*Work instructions*
Omit all pictures. Copy the rest of the material exactly.

[Start of Information provided]

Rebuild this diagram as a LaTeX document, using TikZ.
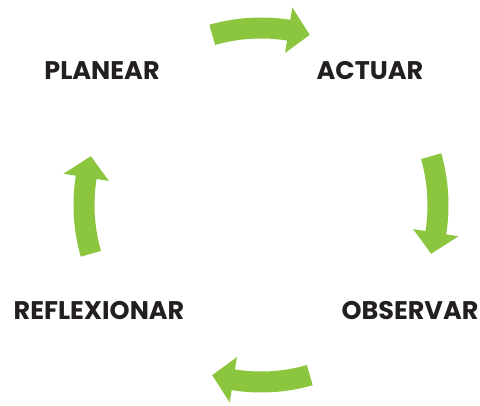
\documentclass[tikz,border=0pt]{standalone}
\usepackage{fontspec}
\newfontfamily\cyclefont{Poppins}
\usetikzlibrary{calc, positioning}
\definecolor{leafgreen}{RGB}{140,198,63}
\definecolor{inkgray}{RGB}{35,31,32}

\tikzset{
  stage/.style={font=\cyclefont\bfseries\fontsize{25.5}{30}\selectfont, text=inkgray, inner sep=0pt},
}

% one curved arrow on the cycle, #1 = angle of its middle
\newcommand{\cyclearrow}[1]{%
  \fill[leafgreen] ($(c)+(#1+16:187.5)$) arc[start angle=#1+16, end angle=#1-9, radius=187.5]
    -- ($(c)+(#1-9:200)$) -- ($(c)+(#1-16:177)$) -- ($(c)+(#1-9:154)$)
    -- ($(c)+(#1-9:166.5)$) arc[start angle=#1-9, end angle=#1+16, radius=166.5] -- cycle;}

\begin{document}
\begin{tikzpicture}[x=1pt, y=1pt]
  \useasboundingbox (0,0) rectangle (480,405);
  \coordinate (c) at (261,200);

  \node (planear) [stage] at (102,334) {PLANEAR};
  \node (actuar) [stage] at (370,334) {ACTUAR};
  \node (observar) [stage] at (410,94) {OBSERVAR};
  \node (reflexionar) [stage] at (99,94) {REFLEXIONAR};

  \foreach \a in {90, 0, 270, 180} {
    \cyclearrow{\a}
  }
\end{tikzpicture}
\end{document}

[End of Information provided]

*Complete output*
Rebuild this diagram as a LaTeX document, using TikZ.
\documentclass[tikz,border=0pt]{standalone}
\usepackage{fontspec}
\newfontfamily\cyclefont{Poppins}
\usetikzlibrary{calc, positioning}
\definecolor{leafgreen}{RGB}{140,198,63}
\definecolor{inkgray}{RGB}{35,31,32}

\tikzset{
  stage/.style={font=\cyclefont\bfseries\fontsize{25.5}{30}\selectfont, text=inkgray, inner sep=0pt},
}

% one curved arrow on the cycle, #1 = angle of its middle
\newcommand{\cyclearrow}[1]{%
  \fill[leafgreen] ($(c)+(#1+16:187.5)$) arc[start angle=#1+16, end angle=#1-9, radius=187.5]
    -- ($(c)+(#1-9:200)$) -- ($(c)+(#1-16:177)$) -- ($(c)+(#1-9:154)$)
    -- ($(c)+(#1-9:166.5)$) arc[start angle=#1-9, end angle=#1+16, radius=166.5] -- cycle;}

\begin{document}
\begin{tikzpicture}[x=1pt, y=1pt]
  \useasboundingbox (0,0) rectangle (480,405);
  \coordinate (c) at (261,200);

  \node (planear) [stage] at (102,334) {PLANEAR};
  \node (actuar) [stage] at (370,334) {ACTUAR};
  \node (observar) [stage] at (410,94) {OBSERVAR};
  \node (reflexionar) [stage] at (99,94) {REFLEXIONAR};

  \foreach \a in {90, 0, 270, 180} {
    \cyclearrow{\a}
  }
\end{tikzpicture}
\end{document}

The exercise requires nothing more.